Kedua minoritas seksual itu, menurut penelitian ini berisiko 5 kali lebih tinggi berisiko bunuh diri dibanding remaja cisgender lainnya. Cisgender adalah orang yang memiliki persepsi gender sesuai dengan jenis kelamin yang dibawanya dari lahir.
Oleh karena itu, menurut penelitian ini diperluakan kesadaran publik untuk intervensi terhadap remaja transgender dan non biner tersebut. Laporan penelitian tersebut telah dipublikasikan di jurnal CMAJ (Canadian Medical Association Journal) dengan judul "Suicidality among sexual minority and transgender adolescents: a nationally representative population-based study of youth in Canada" pada 6 Juni 2022.
Untuk diketahui, pada penelitian ini para peneliti menganalisis data dari Survei Kesehatan Nasional Kanada pada Anak dan Remaja tahun 2019. Bunuh diri adalah penyebab kematian kedua pada remaja dan dewasa muda berusia 15-24 tahun di Kanada.
Ian Colman, seorang profesor di University of Ottawa dan Norwegian Institute of Public Health, Oslo dengan rekan penulis mengatakan remaja minoritas seksual juga berisiko lebih tinggi mengalami masalah kesehatan mental, ide (pemikiran) bunuh diri, dan upaya bunuh diri. Remaja minoritas seksual yang dimaksud adalah mereka yang tertarik pada jenis kelamin yang sama atau beberapa jenis kelamin atau yang mengidentifikasi diri sebagai lesbian, gay, biseksual atau queer.
"Peralihan dari masa remaja ke masa dewasa adalah waktu yang sangat menegangkan bagi semua orang muda, tetapi terutama bagi remaja minoritas gender dan seksual," kata Ian Colman seperti dilansir eurekalert.
Para peneliti mempelajari sampel termasuk 6.800 remaja berusia 15-17 tahun, yang sebagian besar (99,4 persen) adalah cisgender. Itu berarti mereka mengidentifikasi sebagai jenis kelamin mereka saat lahir, dan 0,6 persen adalah transgender, yang berarti mereka mengidentifikasi sebagai jenis kelamin yang berbeda dari yang mereka bawa sejak lahir.
Mayoritas (78,6 persen) responden adalah heteroseksual, 14,7 persen tertarik pada banyak jenis kelamin, 4,3 persen tidak yakin dengan ketertarikan mereka, 1,6 persen adalah anak perempuan yang tertarik pada anak perempuan, dan 0,8 persen adalah anak laki-laki yang tertarik pada anak laki-laki.
Secara keseluruhan, 14 persen remaja mengalami ide bunuh diri dalam tahun sebelumnya.
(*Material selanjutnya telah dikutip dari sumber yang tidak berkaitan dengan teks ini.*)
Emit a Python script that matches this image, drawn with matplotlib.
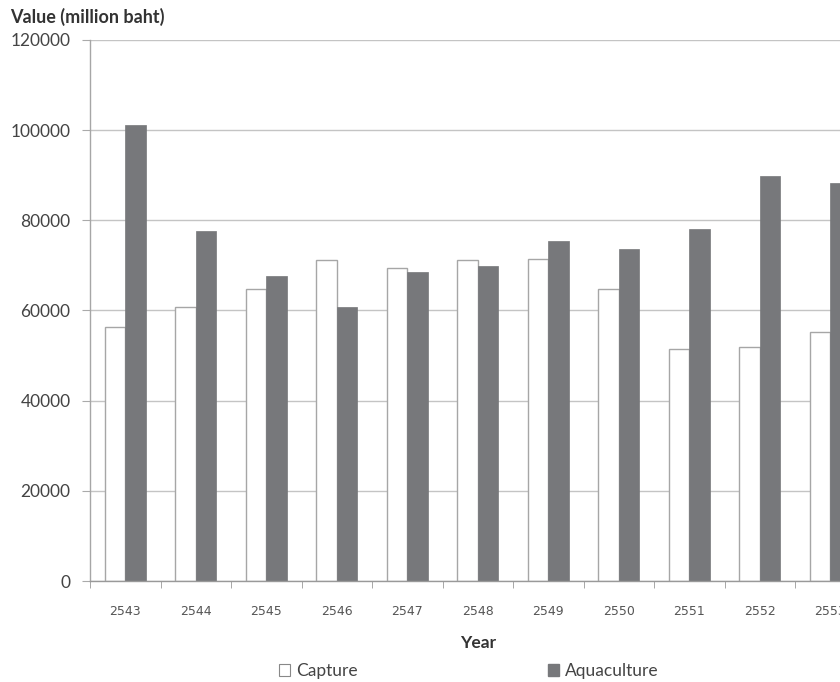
import matplotlib
matplotlib.use("Agg")
import matplotlib.pyplot as plt
import numpy as np
from matplotlib.patches import Rectangle

years = ["2543", "2544", "2545", "2546", "2547", "2548", "2549", "2550", "2551", "2552", "2553"]
capture = [56400, 60700, 64800, 71200, 69400, 71100, 71500, 64700, 51400, 52000, 55200]
aquaculture = [101100, 77700, 67600, 60700, 68500, 69900, 75500, 73700, 78000, 89800, 88200]
yticks = [0, 20000, 40000, 60000, 80000, 100000, 120000]

W, H = 840, 682
fig = plt.figure(figsize=(W / 100, H / 100), dpi=100)
ax = fig.add_axes([90 / W, (H - 581) / H, 775.5 / W, 541 / H])

x = np.arange(len(years))
bw = 0.29
cap_c = "#ffffff"
aq_c = "#77787b"
edge_c = "#a6a6a6"
ax.bar(x - 0.145, capture, width=bw, color=cap_c, edgecolor=edge_c, linewidth=1.0, zorder=3)
ax.bar(x + 0.145, aquaculture, width=bw, color=aq_c, edgecolor=aq_c, linewidth=0.5, zorder=3)

ax.set_xlim(-0.5, len(years) - 0.5)
ax.set_ylim(0, 120000)
ax.set_yticks(yticks)
ax.set_yticklabels([str(v) for v in yticks], family=["Lato", "DejaVu Sans"], fontsize=12.5, color="#444444")
ax.yaxis.grid(True, color="#c4c4c4", linewidth=1.0, zorder=0)

ax.set_xticks(x)
ax.set_xticklabels(years, family=["Liberation Sans Narrow", "DejaVu Sans"], fontsize=9, color="#555555")
ax.set_xticks(np.arange(-0.5, len(years) + 0.5, 1), minor=True)
ax.tick_params(axis="x", which="major", length=0, pad=17)
ax.tick_params(axis="x", which="minor", length=5, color="#999999", direction="out")
ax.tick_params(axis="y", which="major", length=6, color="#aaaaaa", pad=8)

for s in ["top", "right"]:
    ax.spines[s].set_visible(False)
ax.spines["left"].set_color("#a6a6a6")
ax.spines["bottom"].set_color("#999999")
ax.spines["left"].set_linewidth(1.0)
ax.spines["bottom"].set_linewidth(1.0)
ax.spines["bottom"].set_zorder(4)

fig.text(10 / W, 1 - 17 / H, "Value (million baht)", ha="left", va="center",
         family=["Lato", "DejaVu Sans"], fontweight="bold", fontsize=13, color="#333333")
fig.text(478 / W, 1 - 643 / H, "Year", ha="center", va="center",
         family=["Lato", "DejaVu Sans"], fontweight="bold", fontsize=12.5, color="#333333")

labels = ["Capture", "Aquaculture"]
handles = [Rectangle((0, 0), 1, 1, facecolor=cap_c, edgecolor="#888888", linewidth=0.8),
           Rectangle((0, 0), 1, 1, facecolor=aq_c, edgecolor=aq_c)]
anchors = [279, 548]
for h, lab, ax0 in zip(handles, labels, anchors):
    lg = fig.legend([h], [lab], loc="center left",
                    bbox_to_anchor=(ax0 / W, 1 - 671 / H), frameon=False, borderpad=0,
                    borderaxespad=0, handlelength=0.65, handleheight=0.65, handletextpad=0.35,
                    prop={"family": ["Lato", "DejaVu Sans"], "size": 12.5}, labelcolor="#444444")

fig.savefig("out.png", dpi=100)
Kemudian 6,8 persen sebelumnya pernah mencoba bunuh diri. Remaja transgender 5 kali lebih mungkin untuk berpikir tentang bunuh diri dan 7,6 kali lebih mungkin untuk pernah mencoba bunuh diri daripada remaja cisgender.
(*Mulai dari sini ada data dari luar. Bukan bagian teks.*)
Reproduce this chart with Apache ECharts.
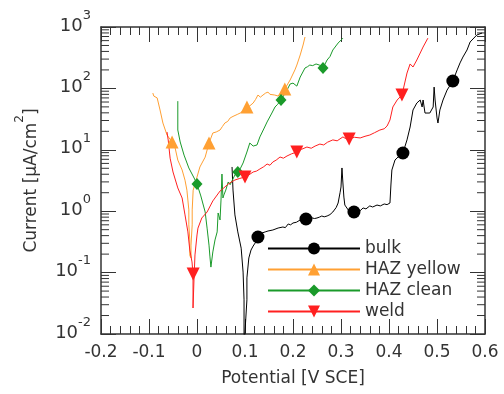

"Temuan yang benar-benar mengkhawatirkan adalah bahwa lebih dari separuh remaja transgender dilaporkan serius mempertimbangkan bunuh diri dalam 12 bulan sebelumnya. Ini adalah krisis, dan ini menunjukkan betapa banyak yang harus dilakukan untuk mendukung remaja transgender," kata rekan penulis Fae. Johnstone, direktur eksekutif, Wisdom2Action, yang juga seorang wanita trans.
Para peneliti juga menemukan bahwa proporsi remaja yang melaporkan beberapa tingkat ketertarikan pada lebih dari satu jenis kelamin jauh lebih tinggi daripada yang dilaporkan dalam penelitian sebelumnya. Ini mungkin karena survei ini menilai ketertarikan pada jenis kelamin yang berbeda daripada identitas seksual yang dilaporkan sendiri, atau mungkin mencerminkan berkurangnya stigma seputar biseksualitas.
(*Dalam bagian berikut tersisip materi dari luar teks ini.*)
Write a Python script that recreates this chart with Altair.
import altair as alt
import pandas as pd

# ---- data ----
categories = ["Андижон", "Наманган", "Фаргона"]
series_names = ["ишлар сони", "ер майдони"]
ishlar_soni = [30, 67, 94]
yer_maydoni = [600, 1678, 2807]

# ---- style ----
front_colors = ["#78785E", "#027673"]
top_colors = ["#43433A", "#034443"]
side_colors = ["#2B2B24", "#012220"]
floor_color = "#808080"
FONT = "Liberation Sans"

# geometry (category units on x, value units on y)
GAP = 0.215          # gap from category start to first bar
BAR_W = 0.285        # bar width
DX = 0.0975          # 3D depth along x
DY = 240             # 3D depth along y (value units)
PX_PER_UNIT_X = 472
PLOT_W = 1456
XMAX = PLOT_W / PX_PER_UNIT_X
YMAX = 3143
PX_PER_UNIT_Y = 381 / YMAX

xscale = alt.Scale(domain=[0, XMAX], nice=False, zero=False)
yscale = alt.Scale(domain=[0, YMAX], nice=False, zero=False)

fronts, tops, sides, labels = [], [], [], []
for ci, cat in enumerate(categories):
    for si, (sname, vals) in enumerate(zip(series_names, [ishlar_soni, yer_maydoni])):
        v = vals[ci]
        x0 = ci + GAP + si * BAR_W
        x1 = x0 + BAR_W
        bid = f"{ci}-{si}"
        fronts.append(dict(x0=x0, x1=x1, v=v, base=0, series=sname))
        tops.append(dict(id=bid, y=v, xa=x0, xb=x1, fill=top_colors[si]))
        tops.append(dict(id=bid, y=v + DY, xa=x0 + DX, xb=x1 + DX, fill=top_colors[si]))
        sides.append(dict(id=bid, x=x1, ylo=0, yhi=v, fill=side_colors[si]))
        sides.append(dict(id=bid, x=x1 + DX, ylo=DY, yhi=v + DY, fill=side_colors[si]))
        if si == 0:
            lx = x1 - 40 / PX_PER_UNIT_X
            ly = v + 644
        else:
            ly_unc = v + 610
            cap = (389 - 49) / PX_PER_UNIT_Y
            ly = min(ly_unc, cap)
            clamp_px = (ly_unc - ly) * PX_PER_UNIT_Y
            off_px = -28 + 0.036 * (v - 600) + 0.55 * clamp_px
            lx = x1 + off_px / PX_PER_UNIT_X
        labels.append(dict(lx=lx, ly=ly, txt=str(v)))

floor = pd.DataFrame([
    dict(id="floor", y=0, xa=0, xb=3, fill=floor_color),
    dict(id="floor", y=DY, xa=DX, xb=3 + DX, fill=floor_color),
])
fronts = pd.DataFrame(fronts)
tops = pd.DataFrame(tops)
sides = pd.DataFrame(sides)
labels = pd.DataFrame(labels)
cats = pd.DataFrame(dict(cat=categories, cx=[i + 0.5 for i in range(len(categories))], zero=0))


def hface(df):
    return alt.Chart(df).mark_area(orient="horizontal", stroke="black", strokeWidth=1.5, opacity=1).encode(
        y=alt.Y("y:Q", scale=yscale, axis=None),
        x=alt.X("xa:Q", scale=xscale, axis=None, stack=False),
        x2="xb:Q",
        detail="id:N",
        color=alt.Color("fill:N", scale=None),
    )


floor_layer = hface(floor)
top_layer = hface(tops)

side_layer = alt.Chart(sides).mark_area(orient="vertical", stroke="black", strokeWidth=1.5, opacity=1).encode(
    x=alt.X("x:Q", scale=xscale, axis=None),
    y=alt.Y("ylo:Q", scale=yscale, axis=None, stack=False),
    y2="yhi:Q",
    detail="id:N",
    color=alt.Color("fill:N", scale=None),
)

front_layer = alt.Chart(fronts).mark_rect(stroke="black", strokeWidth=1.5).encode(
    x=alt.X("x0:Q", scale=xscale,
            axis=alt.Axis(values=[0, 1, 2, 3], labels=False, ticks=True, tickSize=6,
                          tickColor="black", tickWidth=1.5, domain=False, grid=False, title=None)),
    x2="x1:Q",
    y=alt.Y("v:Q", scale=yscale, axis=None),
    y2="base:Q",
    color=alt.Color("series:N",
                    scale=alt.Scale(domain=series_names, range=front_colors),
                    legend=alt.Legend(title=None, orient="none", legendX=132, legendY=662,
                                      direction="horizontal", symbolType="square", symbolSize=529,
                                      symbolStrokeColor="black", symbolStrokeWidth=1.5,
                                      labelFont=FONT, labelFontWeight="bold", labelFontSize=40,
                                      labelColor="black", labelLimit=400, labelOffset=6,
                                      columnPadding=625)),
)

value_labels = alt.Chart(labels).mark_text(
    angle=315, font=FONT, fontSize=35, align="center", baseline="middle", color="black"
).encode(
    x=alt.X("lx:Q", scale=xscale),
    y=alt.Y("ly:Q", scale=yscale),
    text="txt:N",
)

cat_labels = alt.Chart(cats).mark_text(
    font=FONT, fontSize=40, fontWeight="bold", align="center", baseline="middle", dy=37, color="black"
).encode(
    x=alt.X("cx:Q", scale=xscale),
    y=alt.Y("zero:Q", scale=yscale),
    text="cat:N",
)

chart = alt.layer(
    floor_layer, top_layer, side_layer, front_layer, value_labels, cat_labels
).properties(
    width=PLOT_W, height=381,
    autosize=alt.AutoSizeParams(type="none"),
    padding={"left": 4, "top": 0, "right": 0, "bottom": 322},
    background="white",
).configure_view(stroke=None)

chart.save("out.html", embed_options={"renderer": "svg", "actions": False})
Khususnya, kelompok ini dua kali lebih mungkin berpikir untuk bunuh diri. Secara keseluruhan, 4,3 persen remaja melaporkan tidak yakin dengan ketertarikan seksual mereka, yang dikenal sebagai "mempertanyakan".
"Mengingat bahwa eksplorasi hubungan romantis dan seksual adalah tugas perkembangan utama remaja, mungkin tidak mengejutkan bahwa banyak yang mulai mempertanyakan ketertarikan dan orientasi seksual selama masa ini," kata penulis utama Dr. Mila Kingsbury, University of Ottawa.
Hubungan antara bunuh diri dan menjadi minoritas seksual atau gender sebagian disebabkan oleh perundungan atau perundungan daring yang dialami oleh remaja tersebut. Temuan penelitian ini serupa dengan satu-satunya penelitian perwakilan nasional lainnya tentang topik tersebut, yang melaporkan peningkatan risiko upaya bunuh diri lima kali lipat di antara remaja transgender di Selandia Baru.
Menurut peneliti, diperlukan program pencegahan bunuh diri yang secara khusus ditargetkan untuk remaja transgender, non-biner dan minoritas seksual. "Mengingat bahwa asosiasi ini sebagian dimediasi melalui pengalaman perundungan," kata Johnstone.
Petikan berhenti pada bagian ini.